Tyler fired again, now at William’s head, where his eyes were still blinking. Abby could not bear the sound of the shot or the result of it. So much blood. She could not help thinking of Cory or her other grandson, Damian; of her daughter Laura. She had lost Laura to an airplane tragedy and Cory and Damian to the Greater World and although William wasn’t family Abby could not tolerate the loss of another child, any child, for the sin of impeding Colonel John Tyler’s line of fire. So she did what William had done, hurried across the room through slow-motion time, knowing it was too late, seeing but not seeing the impossible amount of blood, and threw herself at Colonel Tyler, who fell backward. Then they were wrestling for the pistol, Abby surprised by her own physical strength and the strength of her hatred, eyes blurred by tears, wanting to rip the pistol from Tyler’s hand and punish him with it but managing only to twist it in his grip, and Tyler pulled the trigger twice more, both shots wild, chipping paint and dust from the wallboard, until at last her strength and courage ebbed and Tyler thrust her aside and sat with the pistol aimed at her—Abby thinking Shoot me, go ahead, you child-murdering bastard!—then someone was holding her from behind, and Tyler, horribly, was pointing his pistol at the boy’s corpse:
“Abby, he’s not human. Look!” Nudging the limp body with his foot. “This isn’t blood! Christ’s sake! It looks like thirty-weight motor oil! Jesus!”
Did any of that matter?
No, Abby thought.
In a gesture that surprised even herself, Abby collected all the saliva that remained in her dry mouth and spat into Colonel Tyler’s face. Her aim was precise.
Tyler froze.
Everyone in the room—a crowd, now, including Bob Ganish, Paul Jacopetti, and Joey Commoner, who was holding her from behind—froze and waited.

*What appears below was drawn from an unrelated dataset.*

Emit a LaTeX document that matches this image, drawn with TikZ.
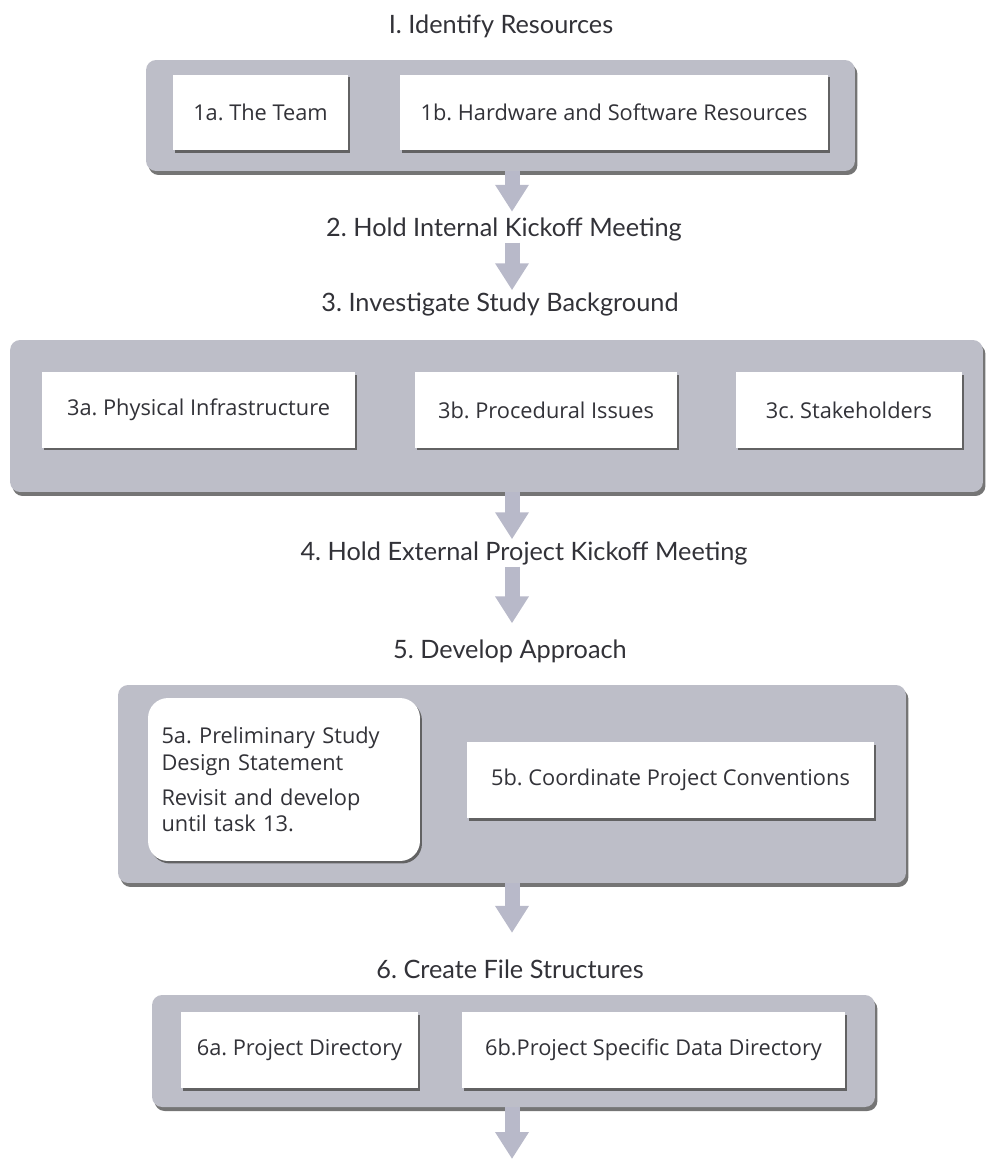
\documentclass[tikz,border=0pt]{standalone}
\usepackage{fontspec}
\setmainfont{Lato}
\newfontfamily\taskfont{Open Sans}
\usetikzlibrary{arrows.meta,shadows}
\frenchspacing
\definecolor{phasegray}{RGB}{189,190,200}
\definecolor{flowgray}{RGB}{184,185,201}
\definecolor{inkgray}{RGB}{50,50,56}
\tikzstyle{phase}=[fill=phasegray, rounded corners=0.2cm,
  drop shadow={shadow xshift=0.05cm, shadow yshift=-0.08cm, fill=black!60, opacity=0.9}]
\tikzstyle{task}=[fill=white, text=inkgray, text centered,
  font=\taskfont\fontsize{12.4}{15}\selectfont, minimum height=1.52cm,
  drop shadow={shadow xshift=0.04cm, shadow yshift=-0.05cm, fill=black!65, opacity=0.9}]
\tikzstyle{heading}=[text=inkgray, font=\fontsize{14.4}{17}\selectfont, inner sep=1pt]
\tikzstyle{flow}=[draw=flowgray, line width=0.3cm,
  -{Triangle[width=0.64cm,length=0.54cm]}]

\begin{document}
\begin{tikzpicture}[x=0.02cm, y=-0.02cm]
  \useasboundingbox (0,0) rectangle (987,1159);
  \coordinate (axis) at (512,0);

  % 1. resources
  \node(res)[heading] at (501,26) {I. Identify Resources};
  \node(resbox)[phase, minimum width=14.18cm, minimum height=2.22cm] at (500.5,115.5) {};
  \node(team)[task, minimum width=3.5cm] at (260.5,112.5) {1a. The Team};
  \node(hwsw)[task, minimum width=8.56cm] at (614,112.5) {1b. Hardware and Software Resources};

  % 2. + 3.
  \node(internal)[heading] at (504,229) {2. Hold Internal Kickoff Meeting};
  \draw[flow, shorten >=2] (resbox.south -| axis) -- (internal.north -| axis);

  \node(study)[heading] at (500,304) {3. Investigate Study Background};
  \draw[flow] (internal.south -| axis) -- (study.north -| axis);

  \node(studybox)[phase, minimum width=19.46cm, minimum height=3.04cm] at (496.5,416) {};
  \node(physical)[task, minimum width=6.26cm] at (198.5,410) {3a. Physical Infrastructure};
  \node(procedural)[task, minimum width=5.24cm] at (546,410) {3b. Procedural Issues};
  \node(stakeholders)[task, minimum width=4.52cm] at (849,410) {3c. Stakeholders};

  % 4. + 5.
  \node(external)[heading] at (524,553) {4. Hold External Project Kickoff Meeting};
  \draw[flow] (studybox.south -| axis) -- (external.north -| axis);

  \node(approach)[heading] at (510,651) {5. Develop Approach};
  \draw[flow, shorten >=8] (external.south -| axis) -- (approach.north -| axis);

  \node(approachbox)[phase, minimum width=15.76cm, minimum height=3.96cm] at (512,784) {};
  \node(design)[task, rounded corners=0.4cm, minimum width=5.44cm, minimum height=3.26cm,
    align=left, text width=4.9cm] at (284,779.5) {
    5a. Preliminary Study\\
    Design Statement\\[5pt]
    Revisit and develop\\
    until task 13.
  };
  \node(conventions)[task, minimum width=8.14cm] at (670.5,780) {5b. Coordinate Project Conventions};

  % 6. files
  \node(files)[heading] at (510,969) {6. Create File Structures};
  \draw[flow, shorten >=14] (approachbox.south -| axis) -- (files.north -| axis);

  \node(filesbox)[phase, minimum width=14.46cm, minimum height=2.24cm] at (513.5,1051) {};
  \node(projdir)[task, minimum width=4.74cm] at (299.5,1050) {6a. Project Directory};
  \node(datadir)[task, minimum width=7.66cm] at (653.5,1050) {6b.Project Specific Data Directory};

  \coordinate (next) at (512,1159);
  \draw[flow] (filesbox.south -| axis) -- (next);
\end{tikzpicture}
\end{document}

“Take her to her trailer,” the Colonel said. The spittle ran down his cheek, and his voice was a razory whine. “Take her there and keep her there. I’ll deal with this later.”
Rosa Perry Connor rode the morning thermals up long inclines of warming air until the ranch was far below her.

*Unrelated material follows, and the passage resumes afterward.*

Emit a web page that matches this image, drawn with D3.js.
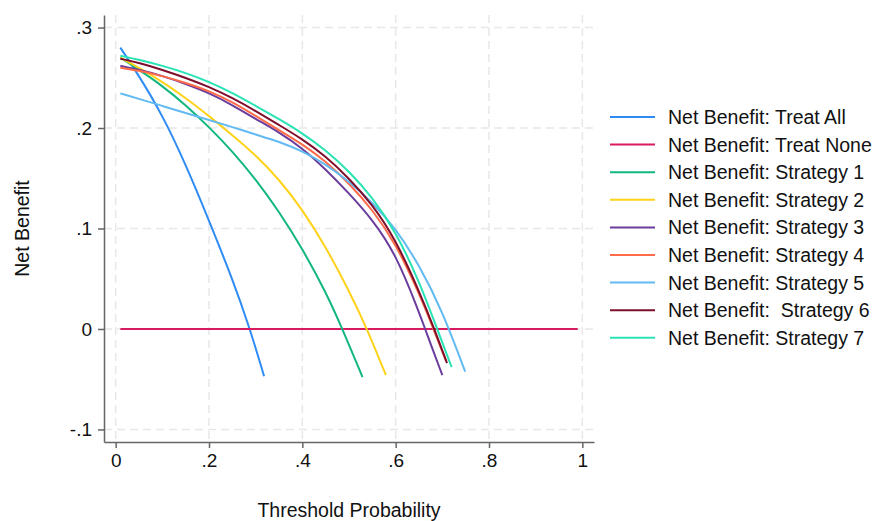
<!DOCTYPE html>
<html>
<head>
<meta charset="utf-8">
<script src="https://cdn.jsdelivr.net/npm/d3@7.9.0/dist/d3.min.js"></script>
<style>
  html, body { margin: 0; padding: 0; background: #fff; }
  svg { display: block; font-family: "Liberation Sans", Arial, Helvetica, sans-serif; }
</style>
</head>
<body>
<svg id="chart" width="877" height="521"></svg>
<script>
// values: [threshold, net benefit]
const labels = [
  "Net Benefit: Treat All",
  "Net Benefit: Treat None",
  "Net Benefit: Strategy 1",
  "Net Benefit: Strategy 2",
  "Net Benefit: Strategy 3",
  "Net Benefit: Strategy 4",
  "Net Benefit: Strategy 5",
  "Net Benefit:  Strategy 6",
  "Net Benefit: Strategy 7"
];
const colors = ["#2f8cf5", "#d81b60", "#12b77f", "#ffd21a", "#6a3c9c", "#ff6b48", "#62baf2", "#7e0f2c", "#2ae3b4"];

const treatAll = [[0.01, 0.280], [0.05, 0.252], [0.1, 0.213], [0.15, 0.164], [0.2, 0.108], [0.25, 0.050], [0.288, 0.0], [0.318, -0.047]];
const treatNone = [[0.01, 0], [0.99, 0]];
const strategy1 = [[0.01, 0.270], [0.05, 0.258], [0.1, 0.242], [0.15, 0.223], [0.2, 0.201], [0.25, 0.177], [0.3, 0.149], [0.35, 0.117], [0.4, 0.080], [0.45, 0.037], [0.486, 0.0], [0.529, -0.048]];
const strategy2 = [[0.01, 0.270], [0.05, 0.260], [0.1, 0.246], [0.15, 0.230], [0.2, 0.212], [0.25, 0.193], [0.3, 0.173], [0.35, 0.149], [0.4, 0.119], [0.45, 0.082], [0.5, 0.038], [0.539, 0.0], [0.579, -0.046]];
const strategy3 = [[0.01, 0.262], [0.05, 0.258], [0.1, 0.252], [0.15, 0.244], [0.2, 0.235], [0.25, 0.223], [0.3, 0.209], [0.35, 0.196], [0.4, 0.180], [0.45, 0.159], [0.5, 0.135], [0.55, 0.109], [0.6, 0.075], [0.65, 0.017], [0.663, 0.0], [0.70, -0.046]];
const strategy4 = [[0.01, 0.260], [0.05, 0.257], [0.1, 0.252], [0.15, 0.245], [0.2, 0.237], [0.25, 0.226], [0.3, 0.212], [0.35, 0.198], [0.4, 0.184], [0.45, 0.167], [0.5, 0.145], [0.55, 0.119], [0.6, 0.085], [0.65, 0.036], [0.681, 0.0], [0.708, -0.032]];
const strategy5 = [[0.01, 0.2345], [0.05, 0.229], [0.1, 0.222], [0.15, 0.215], [0.2, 0.208], [0.25, 0.201], [0.3, 0.1935], [0.35, 0.1865], [0.4, 0.177], [0.45, 0.164], [0.5, 0.147], [0.55, 0.126], [0.6, 0.100], [0.65, 0.064], [0.7, 0.018], [0.749, -0.0425]];
const strategy6 = [[0.01, 0.269], [0.05, 0.265], [0.1, 0.258], [0.15, 0.250], [0.2, 0.241], [0.25, 0.230], [0.3, 0.217], [0.35, 0.203], [0.4, 0.189], [0.45, 0.172], [0.5, 0.150], [0.55, 0.124], [0.6, 0.089], [0.65, 0.038], [0.683, 0.0], [0.71, -0.034]];
const strategy7 = [[0.01, 0.272], [0.05, 0.268], [0.1, 0.262], [0.15, 0.255], [0.2, 0.246], [0.25, 0.235], [0.3, 0.222], [0.35, 0.209], [0.4, 0.195], [0.45, 0.178], [0.5, 0.157], [0.55, 0.131], [0.6, 0.097], [0.65, 0.048], [0.689, 0.0], [0.72, -0.038]];

const xTicks = [0, 0.2, 0.4, 0.6, 0.8, 1];
const yTicks = [-0.1, 0, 0.1, 0.2, 0.3];

const series = [treatAll, treatNone, strategy1, strategy2, strategy3, strategy4, strategy5, strategy6, strategy7];

const svg = d3.select("#chart");
const plotL = 104, plotR = 594, plotT = 15, plotB = 442;

const x = d3.scaleLinear().domain([-0.025, 1.025]).range([plotL, plotR]);
const y = d3.scaleLinear().domain([-0.1125, 0.3125]).range([plotB, plotT]);

// stata-style tick labels: .2 instead of 0.2, plain hyphen for minus
const fmt = d => d === 0 ? "0" : String(+d.toFixed(2)).replace(/^(-?)0\./, "$1.");

// grid
const grid = svg.append("g").attr("stroke", "#e8e8e8").attr("stroke-width", 1.5).attr("stroke-dasharray", "8,5");
grid.selectAll(".gx").data(xTicks).join("line")
  .attr("x1", d => x(d)).attr("x2", d => x(d))
  .attr("y1", plotT).attr("y2", plotB);
grid.selectAll(".gy").data(yTicks).join("line")
  .attr("x1", plotL).attr("x2", plotR)
  .attr("y1", d => y(d)).attr("y2", d => y(d));

// axes
const xAxis = svg.append("g")
  .attr("transform", `translate(0,${plotB})`)
  .call(d3.axisBottom(x).tickValues(xTicks).tickFormat(fmt).tickSize(6).tickSizeOuter(0).tickPadding(6));
const yAxis = svg.append("g")
  .attr("transform", `translate(${plotL},0)`)
  .call(d3.axisLeft(y).tickValues(yTicks).tickFormat(fmt).tickSize(6).tickSizeOuter(0).tickPadding(6));

[xAxis, yAxis].forEach(a => {
  a.select(".domain").attr("stroke", "#666").attr("stroke-width", 1.5);
  a.selectAll(".tick line").attr("stroke", "#666").attr("stroke-width", 1.5);
  a.selectAll(".tick text").attr("fill", "#111").style("font-size", "19px")
    .style("font-family", "'Liberation Sans', Arial, sans-serif");
});

// curves
const line = d3.line()
  .x(d => x(d[0]))
  .y(d => y(d[1]))
  .curve(d3.curveBasis);

svg.append("g").selectAll("path")
  .data(series)
  .join("path")
  .attr("d", line)
  .attr("fill", "none")
  .attr("stroke", (d, i) => colors[i])
  .attr("stroke-width", 2);

// axis titles
svg.append("text")
  .attr("x", (plotL + plotR) / 2).attr("y", 517)
  .attr("text-anchor", "middle")
  .style("font-size", "19.5px").attr("fill", "#111")
  .text("Threshold Probability");

svg.append("text")
  .attr("transform", `translate(29,${(plotT + plotB) / 2}) rotate(-90)`)
  .attr("text-anchor", "middle")
  .style("font-size", "19.5px").attr("fill", "#111")
  .text("Net Benefit");

// legend
const legend = svg.append("g").attr("transform", "translate(610,117)");
const rows = legend.selectAll("g").data(labels).join("g")
  .attr("transform", (d, i) => `translate(0,${i * 27.6})`);
rows.append("line")
  .attr("x1", 0).attr("x2", 45)
  .attr("stroke", (d, i) => colors[i]).attr("stroke-width", 2);
rows.append("text")
  .attr("x", 58).attr("dy", "0.36em")
  .style("font-size", "19.5px").style("white-space", "pre").attr("fill", "#111")
  .text(d => d);
</script>
</body>
</html>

She moved in the sky with an easy familiarity. The sky was not an empty space, not a vacuum; it was an ocean, Rosa thought, rich with currents, inviting discovery, appreciation, acrobatics: glides and sweeping, sensuous curves. It was intoxicating.
She watched her shadow flow across dry rangeland, over scrub and cheat grass like ocean swells far below. The sun was warm on her wings.
She knew what had happened in the Connor house. She felt William’s release. It was premature. He had been a sojourner like herself, an old man in a boy’s body. She broadcast her sorrow in the direction of Home. The ecstasy of flight and this unhappiness mingled in her. William accepted her consolation, but lightly; he was also sharing her pleasure in the flight.
It was the human tragedy that saddened him.
Tragedy is what they live in, Rosa thought. Tragedy is their ocean, William—their air.
He touched her with a sad rebuke that was not quite contradiction. You were human once.
Yes, Rosa acknowledged. She fixed her attention on the far peak of Home, china-blue in the morning light. Human once, she thought. But not anymore.
Abby Cushman was confined after some struggle in her camper with Joey standing guard at the door.